I was thinking about maybe enabled the logging on the GC to see STW events latency, the machines is kind of suffering of briefs hangs from time-to-time, which should not be normal. The server is connected to about 100 devices, but the memory usage does not really exceeds 8 GB. So the init starts at 8GB as set in the wrapper but then it shrinks.
Screenshot 2020-07-10 at 18.08.00

Kevin.Herron · July 10, 2020, 5:12pm

Yes, enabling the GC logging is a good place to start. Your memory trend looks pretty good though.

gbrp · July 10, 2020, 5:27pm

Your memory trend looks pretty good though.

It does!

Any recommendation on MaxGCPauseMillis - the default value is 20, which should be fine.

Kevin.Herron · July 10, 2020, 5:29pm

The default is 200, not 20, isn’t it?

@pturmel has had success using 100 instead, I think. I don’t typically recommend anybody start making changes unless they know what they’re doing and how to measure the difference. The defaults are usually good enough.

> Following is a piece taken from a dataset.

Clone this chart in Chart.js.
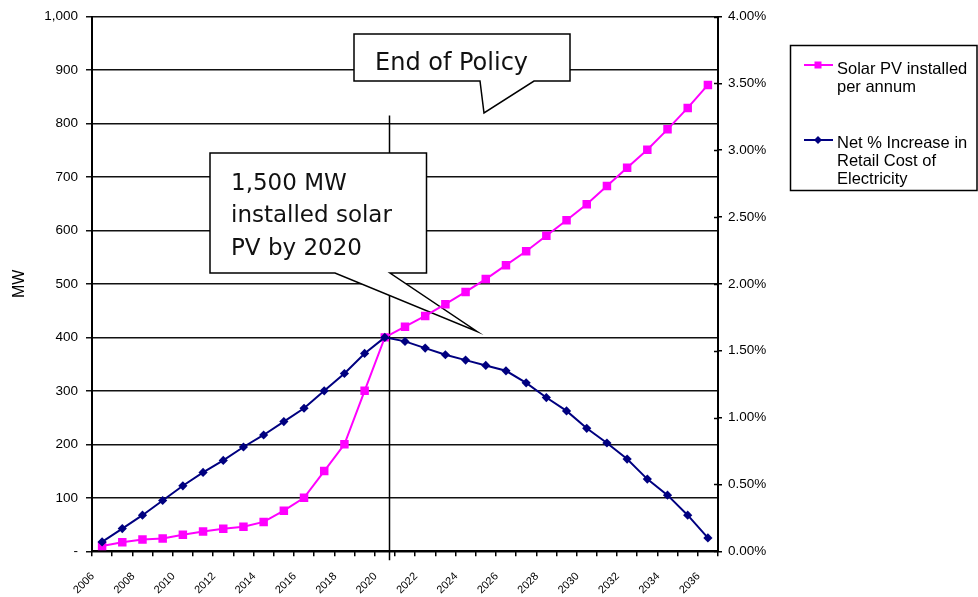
<!DOCTYPE html>
<html>
<head>
<meta charset="utf-8">
<title>Solar PV installed vs retail cost of electricity</title>
<script src="https://cdn.jsdelivr.net/npm/chart.js@4.4.0/dist/chart.umd.min.js"></script>
<style>
  html, body { margin: 0; padding: 0; background: #fff; }
  #chartCanvas { display: block; }
</style>
</head>
<body>
<canvas id="chartCanvas" width="978" height="597"></canvas>
<script>
// yearly series, 2006 - 2036
const years = [2006, 2007, 2008, 2009, 2010, 2011, 2012, 2013, 2014, 2015, 2016,
               2017, 2018, 2019, 2020, 2021, 2022, 2023, 2024, 2025, 2026, 2027,
               2028, 2029, 2030, 2031, 2032, 2033, 2034, 2035, 2036];

// MW installed each year (left axis)
const solarMW = [10, 17, 22, 24, 31, 37, 42, 46, 55, 76, 100, 150, 200, 300, 400,
                 420, 440, 462, 485, 509, 535, 561, 590, 619, 649, 683, 717, 751, 789, 829, 872];

// net % increase in retail cost (right axis, in percent)
const retailIncrease = [0.07, 0.17, 0.27, 0.38, 0.49, 0.59, 0.68, 0.78, 0.87, 0.97, 1.07,
                        1.20, 1.33, 1.48, 1.60, 1.57, 1.52, 1.47, 1.43, 1.39, 1.35, 1.26,
                        1.15, 1.05, 0.92, 0.81, 0.69, 0.54, 0.42, 0.27, 0.10];

const seriesNames = [['Solar PV installed', 'per annum'],
                     ['Net % Increase in', 'Retail Cost of', 'Electricity']];

const policyEndYear = 2020;
const policyText = ['End of Policy'];
const targetText = ['1,500 MW', 'installed solar', 'PV by 2020'];

const MAGENTA = '#ff00ff';
const NAVY = '#000080';

// box with a pointer tail on its bottom edge
function drawCallout(ctx, c) {
  ctx.beginPath();
  ctx.moveTo(c.left, c.top);
  ctx.lineTo(c.right, c.top);
  ctx.lineTo(c.right, c.bottom);
  ctx.lineTo(c.tail[1], c.bottom);
  ctx.lineTo(c.tip[0], c.tip[1]);
  ctx.lineTo(c.tail[0], c.bottom);
  ctx.lineTo(c.left, c.bottom);
  ctx.closePath();
  ctx.fillStyle = '#fff';
  ctx.fill();
  ctx.strokeStyle = '#000';
  ctx.lineWidth = 1.5;
  ctx.stroke();
  ctx.fillStyle = '#111';
  ctx.font = c.font;
  ctx.textAlign = 'left';
  ctx.textBaseline = 'alphabetic';
  c.lines.forEach((t, i) => ctx.fillText(t, c.textX, c.baseline + i * c.lineGap));
}

const annotations = {
  id: 'annotations',
  beforeDatasetsDraw(chart) {
    const ctx = chart.ctx;
    const xs = chart.scales.x, ys = chart.scales.y;
    const lx = Math.round(xs.getPixelForValue(years.indexOf(policyEndYear))) + 4.5;
    ctx.save();
    ctx.strokeStyle = '#000';
    ctx.lineWidth = 1.5;
    ctx.beginPath();
    ctx.moveTo(lx, ys.getPixelForValue(815));
    ctx.lineTo(lx, ys.bottom + 9);
    ctx.stroke();

    drawCallout(ctx, {
      left: 354, top: 34, right: 570, bottom: 81,
      tail: [480, 534], tip: [484, 113],
      lines: policyText, font: '24px "DejaVu Sans"',
      textX: 375, baseline: 70, lineGap: 0
    });
    drawCallout(ctx, {
      left: 210, top: 153, right: 426.5, bottom: 273,
      tail: [335, 390], tip: [477, 331.5],
      lines: targetText, font: '23px "DejaVu Sans"',
      textX: 231, baseline: 189.5, lineGap: 32.8
    });
    ctx.restore();
  },
  afterDraw(chart) {
    const ctx = chart.ctx;
    const xs = chart.scales.x, y1 = chart.scales.y1;
    ctx.save();

    // year labels, every second year, slanted
    ctx.fillStyle = '#000';
    ctx.font = '11px Arial, "Liberation Sans"';
    ctx.textAlign = 'center';
    ctx.textBaseline = 'middle';
    years.forEach((yr, i) => {
      if (i % 2 !== 0) return;
      const px = xs.getPixelForValue(i);
      ctx.save();
      ctx.translate(px - 18, xs.top + 32);
      ctx.rotate(-Math.PI / 4);
      ctx.fillText(String(yr), 0, 0);
      ctx.restore();
    });

    // right axis tick marks cross the axis line
    ctx.strokeStyle = '#000';
    ctx.lineWidth = 1.5;
    y1.ticks.forEach(t => {
      const py = Math.round(y1.getPixelForValue(t.value)) + 0.5;
      ctx.beginPath();
      ctx.moveTo(y1.left - 4, py);
      ctx.lineTo(y1.left, py);
      ctx.stroke();
    });

    // legend box
    ctx.lineWidth = 1.5;
    ctx.strokeRect(790.5, 45.5, 186.5, 145);
    ctx.font = '16.5px Arial, "Liberation Sans"';
    ctx.textAlign = 'left';
    ctx.textBaseline = 'alphabetic';
    ctx.fillStyle = '#000';

    // solar entry
    ctx.strokeStyle = MAGENTA;
    ctx.lineWidth = 2;
    ctx.beginPath(); ctx.moveTo(804, 65); ctx.lineTo(833, 65); ctx.stroke();
    ctx.fillStyle = MAGENTA;
    ctx.fillRect(814.5, 61.5, 7, 7);
    ctx.fillStyle = '#000';
    seriesNames[0].forEach((t, i) => ctx.fillText(t, 837, 73.5 + i * 18.4));

    // retail cost entry
    ctx.strokeStyle = NAVY;
    ctx.beginPath(); ctx.moveTo(804, 140); ctx.lineTo(833, 140); ctx.stroke();
    ctx.fillStyle = NAVY;
    ctx.beginPath();
    ctx.moveTo(818, 136); ctx.lineTo(822, 140); ctx.lineTo(818, 144); ctx.lineTo(814, 140);
    ctx.closePath(); ctx.fill();
    ctx.fillStyle = '#000';
    seriesNames[1].forEach((t, i) => ctx.fillText(t, 837, 147.5 + i * 18.4));

    ctx.restore();
  }
};

const tickFont = { family: 'Arial, "Liberation Sans"', size: 13.5 };

new Chart(document.getElementById('chartCanvas').getContext('2d'), {
  type: 'line',
  data: {
    labels: years,
    datasets: [
      {
        label: seriesNames[0].join(' '),
        data: solarMW,
        yAxisID: 'y',
        order: 1,
        borderColor: MAGENTA,
        backgroundColor: MAGENTA,
        borderWidth: 2,
        pointStyle: 'rect',
        pointRadius: 6,
        pointBorderWidth: 0,
        tension: 0
      },
      {
        label: seriesNames[1].join(' '),
        data: retailIncrease,
        yAxisID: 'y1',
        order: 0,
        borderColor: NAVY,
        backgroundColor: NAVY,
        borderWidth: 2,
        pointStyle: 'rectRot',
        pointRadius: 4.6,
        pointBorderWidth: 0,
        tension: 0
      }
    ]
  },
  options: {
    responsive: false,
    devicePixelRatio: 1,
    animation: false,
    layout: { padding: { top: 16.5, right: 200, left: 0, bottom: 0 } },
    plugins: {
      legend: { display: false },
      tooltip: { enabled: false }
    },
    scales: {
      x: {
        type: 'category',
        offset: true,
        grid: { offset: true, drawOnChartArea: false, drawTicks: true, tickLength: 5, color: '#000', lineWidth: 1.5 },
        border: { display: true, color: '#000', width: 2 },
        ticks: { display: false, autoSkip: false },
        afterFit(scale) { scale.height = 45.7; }
      },
      y: {
        position: 'left',
        min: 0,
        max: 1000,
        ticks: {
          stepSize: 100,
          color: '#000',
          font: tickFont,
          padding: 8,
          callback: v => v === 0 ? '-' : v.toLocaleString('en-US')
        },
        grid: { color: '#111', lineWidth: 1.5, tickLength: 6 },
        border: { display: true, color: '#000', width: 2 },
        title: {
          display: true,
          text: 'MW',
          color: '#000',
          font: { family: 'Arial, "Liberation Sans"', size: 16 },
          padding: { top: 10, bottom: 0 }
        },
        afterFit(scale) { scale.width = 92; }
      },
      y1: {
        position: 'right',
        min: 0,
        max: 4,
        ticks: {
          stepSize: 0.5,
          color: '#000',
          font: tickFont,
          padding: 6,
          callback: v => v.toFixed(2) + '%'
        },
        grid: { drawOnChartArea: false, color: '#000', lineWidth: 1.5, tickLength: 4 },
        border: { display: true, color: '#000', width: 2 },
        afterFit(scale) { scale.width = 60; }
      }
    }
  },
  plugins: [annotations]
});
</script>
</body>
</html>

pturmel · July 10, 2020, 5:57pm

You definitely want to print GC details when you suspect pause-the-world issues. The details are pretty noisy, like so:

2020-07-10T13:32:09.719-0400: 941803.106: [GC pause (G1 Evacuation Pause) (young), 0.0275772 secs]
   [Parallel Time: 20.7 ms, GC Workers: 2]
      [GC Worker Start (ms): Min: 941803107.5, Avg: 941803107.5, Max: 941803107.6, Diff: 0.1]
      [Ext Root Scanning (ms): Min: 9.5, Avg: 10.6, Max: 11.7, Diff: 2.2, Sum: 21.1]
      [Update RS (ms): Min: 1.5, Avg: 2.2, Max: 2.9, Diff: 1.4, Sum: 4.5]
         [Processed Buffers: Min: 29, Avg: 31.5, Max: 34, Diff: 5, Sum: 63]
      [Scan RS (ms): Min: 0.1, Avg: 0.1, Max: 0.1, Diff: 0.0, Sum: 0.2]
      [Code Root Scanning (ms): Min: 0.0, Avg: 0.0, Max: 0.0, Diff: 0.0, Sum: 0.0]
      [Object Copy (ms): Min: 7.0, Avg: 7.3, Max: 7.7, Diff: 0.7, Sum: 14.7]
      [Termination (ms): Min: 0.0, Avg: 0.0, Max: 0.0, Diff: 0.0, Sum: 0.0]
         [Termination Attempts: Min: 1, Avg: 1.0, Max: 1, Diff: 0, Sum: 2]
      [GC Worker Other (ms): Min: 0.0, Avg: 0.1, Max: 0.2, Diff: 0.1, Sum: 0.2]
      [GC Worker Total (ms): Min: 20.3, Avg: 20.3, Max: 20.4, Diff: 0.0, Sum: 40.7]
      [GC Worker End (ms): Min: 941803127.8, Avg: 941803127.9, Max: 941803127.9, Diff: 0.0]
   [Code Root Fixup: 0.0 ms]
   [Code Root Purge: 0.0 ms]
   [Clear CT: 0.3 ms]
   [Other: 6.6 ms]
      [Choose CSet: 0.0 ms]
      [Ref Proc: 4.7 ms]
      [Ref Enq: 0.1 ms]
      [Redirty Cards: 0.1 ms]
      [Humongous Register: 0.6 ms]
      [Humongous Reclaim: 0.0 ms]
      [Free CSet: 0.5 ms]
   [Eden: 261.0M(261.0M)->0.0B(262.0M) Survivors: 6144.0K->5120.0K Heap: 334.3M(446.0M)->74058.2K(446.0M)]
 [Times: user=0.05 sys=0.00, real=0.03 secs]

Note the actual pause time right in that first line: 27.5 ms. grep for “GC Pause” to see the important stuff.

The setting for MaxGCPauseMillis is a goal, not a guarantee, fwiw.

I’ve had success with my Ethernet/IP module with that set as low as 50ms, on an otherwise lightly loaded server, but CPU usage does go up. Also make sure you have plenty of cores. You want to ensure no event waits more than a few milliseconds to run, and runs in a few milliseconds. Push anything more intensive into a dedicated thread, and ensure you have cores for the worst case with such threads.

gbrp · July 12, 2020, 12:07pm

The default is 200, not 20, isn’t it?

yeah, 200! I forgot a 0!

@pturmel

You definitely want to print GC details when you suspect pause-the-world issues.
This is my plan for next week, I will set the logging in the wrapper and then will consider solutions if that is the problem.
I will update the thread if something comes up.

Thank you very much for your replies.